I just don't think anything can be considered sustainable that has such obviously bad effects on our health, and the health of the world around us. Swine flu's all the rage these days, but industrial agriculture didn't start being bad for us just this year.
So here are four of the negative effects of industrial agriculture on the well-being of people and the ecosystems we depend on, things that I don't think we can afford to keep doing in the long-term:
Genital feminization of male humans and animals: This one always gets them where it hurts, but the industrial pesticides used in agriculture are among the class of chemicals that mimics or stimulates estrogenic activity in the body and are linked, or suspected of being linked, to decreased sperm counts and genital abnormalities in male animals up and down the food chain.
Herbicides linked to cancer, neurological disorders: Nanaimo, British Columbia, has recently banned the use of herbicides on residential lawns based on the growing body of evidence that they're linked to a host of cancers, reproductive problems, respiratory illness and neurological effects from learning disorders to full-blown Parkinson's disease. The herbicides used on lawns are often just repackaged versions of the same chemicals, like Roundup, sold in bulk to farmers.
Antibiotics fed to livestock have created antibiotic-resistant bacteria: Called MRSA, methicillin-resistant Staphylococcus aureus, these difficult to treat infections commonly only attack people with compromised immune systems and were once more commonly associated with hospital environments. They don't seem to have developed forms that are very easily transmissible, but they keep showing up in farm environments where low-dose antibiotics are used as growth promoters and infection preventives.

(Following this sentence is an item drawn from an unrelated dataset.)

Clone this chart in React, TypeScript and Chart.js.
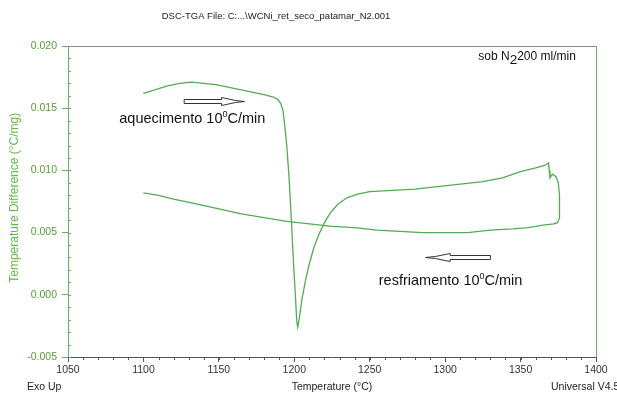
import React, { useEffect, useRef } from "react";
import { Chart, registerables } from "chart.js";

Chart.register(...registerables);

// ---- data ----
const temperature = [
  1100, 1108, 1116, 1124, 1132, 1140, 1148, 1156, 1164, 1172, 1180, 1186, 1189, 1191,
  1192.5, 1193.5, 1195, 1196.5, 1198, 1199.5, 1200.7, 1201.7, 1202.3, 1203.2, 1205,
  1207.5, 1210, 1213, 1216.5, 1220, 1224, 1229, 1235, 1242, 1250, 1265, 1280, 1295,
  1310, 1325, 1338, 1350, 1360, 1366, 1368.5, 1369, 1369.5, 1371, 1373.5, 1375,
  1375.8, 1376, 1375.6, 1374.5, 1372,
  1365, 1355, 1345, 1330, 1315, 1300, 1285, 1270, 1255, 1240, 1225, 1210, 1195,
  1180, 1165, 1150, 1135, 1120, 1110, 1100,
];
const tempDifference = [
  0.0162, 0.0165, 0.0168, 0.017, 0.0171, 0.017, 0.0169, 0.0167, 0.0165, 0.0163, 0.0161,
  0.0159, 0.0157, 0.0154, 0.0148, 0.0138, 0.012, 0.0095, 0.0062, 0.0025, 0.0, -0.0022,
  -0.0026, -0.002, -0.0004, 0.0012, 0.0025, 0.0038, 0.0049, 0.0058, 0.0066, 0.0073,
  0.0078, 0.0081, 0.0083, 0.0084, 0.0085, 0.0087, 0.0089, 0.0091, 0.0094, 0.0099,
  0.0102, 0.0104, 0.0106, 0.01, 0.0094, 0.0097, 0.0095, 0.009, 0.008, 0.007, 0.0062,
  0.0058, 0.0057,
  0.0056, 0.0054, 0.0053, 0.0052, 0.005, 0.005, 0.005, 0.0051, 0.0052, 0.0054, 0.0055,
  0.0057, 0.0059, 0.0062, 0.0065, 0.0069, 0.0073, 0.0077, 0.008, 0.0082,
];
const xTickValues = [1050, 1100, 1150, 1200, 1250, 1300, 1350, 1400];
const yTickValues = [-0.005, 0.0, 0.005, 0.01, 0.015, 0.02];
const xMinorStep = 10;
const yMinorStep = 0.001;

const chartTitle = "DSC-TGA File: C:...\\WCNi_ret_seco_patamar_N2.001";
const xTitle = "Temperature (°C)";
const yTitle = "Temperature Difference (°C/mg)";
const heatingLabel = "aquecimento 10";
const coolingLabel = "resfriamento 10";
const rateUnit = "C/min";
const degreeMark = "0";
const gasLabelA = "sob N";
const gasLabelSub = "2";
const gasLabelB = "200 ml/min";
const footLeft = "Exo Up";
const footRight = "Universal V4.5";

// annotation anchors in data units
const heatingText = { x: 1084, y: 0.0138 };
const heatingArrow = { x0: 1127, x1: 1167, y: 0.0156 };
const coolingText = { x: 1256, y: 0.0008 };
const coolingArrow = { x0: 1330, x1: 1287, y: 0.003 };
const gasText = { x: 1322, y: 0.0189 };
const yTitleCenter = 0.0078;

const FONT = "'Liberation Sans', Arial, sans-serif";
const CURVE = "#54ab54";
const AXIS_GREEN = "#6aae6a";
const LABEL_GREEN = "#5a9a3a";
const TITLE_GREEN = "#66b548";

function drawArrow(ctx: CanvasRenderingContext2D, x0: number, x1: number, y: number) {
  const dir = x1 > x0 ? 1 : -1;
  const len = Math.abs(x1 - x0);
  const shaftEnd = x0 + dir * len * 0.62;
  const headEnd = x0 + dir * len * 0.85;
  ctx.save();
  ctx.strokeStyle = "#333";
  ctx.fillStyle = "#fff";
  ctx.lineWidth = 1;
  ctx.beginPath();
  ctx.moveTo(x0, y - 2);
  ctx.lineTo(shaftEnd, y - 2);
  ctx.lineTo(shaftEnd, y - 4);
  ctx.lineTo(headEnd, y - 1);
  ctx.lineTo(x1, y);
  ctx.lineTo(headEnd, y + 1);
  ctx.lineTo(shaftEnd, y + 4);
  ctx.lineTo(shaftEnd, y + 2);
  ctx.lineTo(x0, y + 2);
  ctx.closePath();
  ctx.fill();
  ctx.stroke();
  ctx.restore();
}

function drawRateText(ctx: CanvasRenderingContext2D, text: string, x: number, y: number) {
  ctx.font = `14.5px ${FONT}`;
  ctx.fillText(text, x, y);
  let cx = x + ctx.measureText(text).width;
  ctx.font = `9px ${FONT}`;
  ctx.fillText(degreeMark, cx, y - 6);
  cx += ctx.measureText(degreeMark).width;
  ctx.font = `14.5px ${FONT}`;
  ctx.fillText(rateUnit, cx, y);
}

const decorPlugin = {
  id: "decor",
  afterDraw(chart: any) {
    const { ctx, chartArea, scales } = chart;
    const xs = scales.x;
    const ys = scales.y;
    const { left, right, top, bottom } = chartArea;
    ctx.save();
    // frame
    ctx.lineWidth = 1;
    ctx.strokeStyle = "#888";
    ctx.beginPath();
    ctx.moveTo(left, top + 0.5);
    ctx.lineTo(right, top + 0.5);
    ctx.stroke();
    ctx.strokeStyle = AXIS_GREEN;
    ctx.beginPath();
    ctx.moveTo(right + 0.5, top);
    ctx.lineTo(right + 0.5, bottom);
    ctx.stroke();
    // minor ticks
    ctx.strokeStyle = AXIS_GREEN;
    for (let v = -0.005; v <= 0.02 + 1e-9; v += yMinorStep) {
      const py = Math.round(ys.getPixelForValue(v)) + 0.5;
      ctx.beginPath();
      ctx.moveTo(left, py);
      ctx.lineTo(left + 3, py);
      ctx.stroke();
    }
    ctx.strokeStyle = "#555";
    for (let v = 1050; v <= 1400; v += xMinorStep) {
      const px = Math.round(xs.getPixelForValue(v)) + 0.5;
      ctx.beginPath();
      ctx.moveTo(px, bottom);
      ctx.lineTo(px, bottom + 3);
      ctx.stroke();
    }
    // y title
    ctx.save();
    ctx.translate(left - 53, ys.getPixelForValue(yTitleCenter));
    ctx.rotate(-Math.PI / 2);
    ctx.fillStyle = TITLE_GREEN;
    ctx.font = `12px ${FONT}`;
    ctx.textAlign = "center";
    ctx.textBaseline = "middle";
    ctx.fillText(yTitle, 0, 0);
    ctx.restore();
    // title
    ctx.fillStyle = "#222";
    ctx.font = `9.5px ${FONT}`;
    ctx.textAlign = "center";
    ctx.textBaseline = "middle";
    ctx.fillText(chartTitle, left + (right - left) * 0.394, 16);
    // footers
    ctx.font = `10.5px ${FONT}`;
    ctx.textAlign = "left";
    ctx.fillStyle = "#222";
    ctx.fillText(footLeft, left - 41, bottom + 30);
    ctx.fillText(footRight, right - 45, bottom + 30);
    // annotations
    ctx.textBaseline = "alphabetic";
    ctx.fillStyle = "#111";
    drawRateText(ctx, heatingLabel, xs.getPixelForValue(heatingText.x), ys.getPixelForValue(heatingText.y));
    drawRateText(ctx, coolingLabel, xs.getPixelForValue(coolingText.x), ys.getPixelForValue(coolingText.y));
    drawArrow(ctx, xs.getPixelForValue(heatingArrow.x0), xs.getPixelForValue(heatingArrow.x1), Math.round(ys.getPixelForValue(heatingArrow.y)) + 0.5);
    drawArrow(ctx, xs.getPixelForValue(coolingArrow.x0), xs.getPixelForValue(coolingArrow.x1), Math.round(ys.getPixelForValue(coolingArrow.y)) + 0.5);
    // gas flow
    const gx = xs.getPixelForValue(gasText.x);
    const gy = ys.getPixelForValue(gasText.y);
    ctx.font = `12px ${FONT}`;
    ctx.fillText(gasLabelA, gx, gy);
    let cx = gx + ctx.measureText(gasLabelA).width;
    ctx.font = `13.5px ${FONT}`;
    ctx.fillText(gasLabelSub, cx, gy + 4);
    cx += ctx.measureText(gasLabelSub).width;
    ctx.font = `12px ${FONT}`;
    ctx.fillText(gasLabelB, cx, gy);
    ctx.restore();
  },
};

export default function App() {
  const ref = useRef<HTMLCanvasElement | null>(null);
  useEffect(() => {
    if (!ref.current) return;
    const points = temperature.map((t, i) => ({ x: t, y: tempDifference[i] }));
    const chart = new Chart(ref.current, {
      type: "scatter",
      data: {
        datasets: [
          {
            data: points,
            showLine: true,
            borderColor: CURVE,
            borderWidth: 1.3,
            pointRadius: 0,
            tension: 0,
            fill: false,
          },
        ],
      },
      options: {
        animation: false,
        responsive: false,
        maintainAspectRatio: false,
        layout: { padding: { top: 46, right: 21, left: 0, bottom: 0 } },
        plugins: { legend: { display: false }, tooltip: { enabled: false }, title: { display: false } },
        scales: {
          x: {
            type: "linear",
            min: 1050,
            max: 1400,
            afterBuildTicks: (s: any) => {
              s.ticks = xTickValues.map((v) => ({ value: v }));
            },
            afterFit: (s: any) => {
              s.height = 38;
            },
            grid: { drawOnChartArea: false, tickLength: 5, color: "#555" },
            border: { color: "#555" },
            ticks: {
              color: "#333",
              font: { family: FONT, size: 10.5 },
              padding: 2,
              maxRotation: 0,
              callback: (v: any) => String(v),
            },
            title: {
              display: true,
              text: xTitle,
              color: "#222",
              font: { family: FONT, size: 10.5 },
              padding: { top: 0, bottom: 2 },
            },
          },
          y: {
            type: "linear",
            min: -0.005,
            max: 0.02,
            afterBuildTicks: (s: any) => {
              s.ticks = yTickValues.map((v) => ({ value: v }));
            },
            afterFit: (s: any) => {
              s.width = 68;
            },
            grid: { drawOnChartArea: false, tickLength: 6, color: AXIS_GREEN },
            border: { color: AXIS_GREEN },
            ticks: {
              color: LABEL_GREEN,
              font: { family: FONT, size: 10.5 },
              padding: 5,
              callback: (v: any) => Number(v).toFixed(3),
            },
            title: { display: false },
          },
        },
      },
      plugins: [decorPlugin],
    });
    return () => chart.destroy();
  }, []);
  return (
    <div style={{ position: "absolute", left: 0, top: 0, width: 617, height: 395, background: "#fff" }}>
      <canvas ref={ref} width={617} height={395} style={{ display: "block" }} />
    </div>
  );
}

Plants absorb antibiotics from soil amendments: If you use manure from an animal that's been given lots of antibiotics as a plant fertilizer, the plants will incorporate those antibiotics into their tissue. Even people who eat organic food, even people who have a totally vegan diet, can thus get our livestock antibiotics passed on to them in low, irregular doses - just about the worst possible way to take antibiotics. The genes that confer antibiotic resistance in bacteria don't necessarily help them survive any better in the environment at large; which is why penicillin has become useful again, because the resistance genes faded from the active bacterial population after it fell into disuse. Maintaining regular exposure of bacterial populations to antibiotics puts positive selection pressure on antibiotic resistance genes.
And these are just a few of the lowlights of factory farm and livestock production. I could go on.
Sustainability very specifically means something we can afford to keep doing for the forseeable future, but this ... How much more poison can the living things on this planet, including us, take? How much more endocrine system damage, - how many more birth defects, can be incurred without risking the most basic means of continuing animal life on Earth? How many more superbug evolutions can we encourage without setting off a global pandemic that our rapid international travel can spread around the entire planet in days?
Any single one of these practices poses serious health threats if continued, in fact, poses serious health threats now. Is becoming steadily sicker and weaker as a population a sustainable proposition? Is our food going to literally kill us, and not just because of the diabetes and heart disease?
Truly sustainable agriculture needs to take into account not only issues such as phosphorus scarcity, but the injury limits on the health reserves of living beings.